From a process perspective, I don’t know yet. But I often think of what tabletop designer Avery Alder once wrote about roleplaying games:
Roleplaying games/story games create experiences. We live them for a moment, they die as we return to our actual selves, and we promptly bury them without ceremony. These are phantoms that have existed for us alone, and the joy of it all is two-fold. We owe them nothing. We can take from them what we want to.
Maybe we can start by thinking of our worlds this way: as phantoms, experienced momentarily and then buried. I often describe my worlds as “vivid,” as somehow alive. Perhaps what we need now, though, are not living worlds that beckon us back — but dead worlds that we can leave behind.
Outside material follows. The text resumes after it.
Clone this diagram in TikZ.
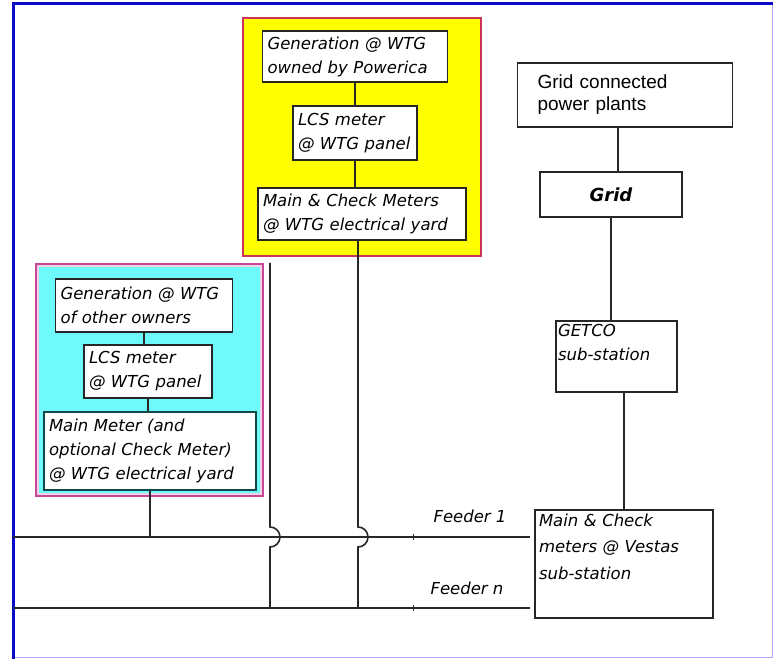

i think there's nothing wrong with inviting game explorers to immerse in worlds designed to support their courage for social change IRL outside the games. many people are interested in game creation and game experiencing outside of a consumer-based paradigm. people enter game worlds to satisfy needs for play, creativity, experimentation with alternate concepts, etc. worlds they're not addicted to staying in is an important design consideration, but rather than creating experiences that we just understand as dying or becoming phantoms, we can also imagine them as practice zones, spaces that can serve needs for practicing alternatives and bolstering our skills. if our game world practices can support "show[ing] us a way through the innumerable crises of our time" we can carry from this what's useful, instead of only considering the experiences as things to let perish and move on from.
could game worlds also be practice spaces to try things that support our moves IRL for social change, practice zones that we learn from and can move on from but while carrying the experience benefits with us, instead of just considering them as material to let perish and leave behind?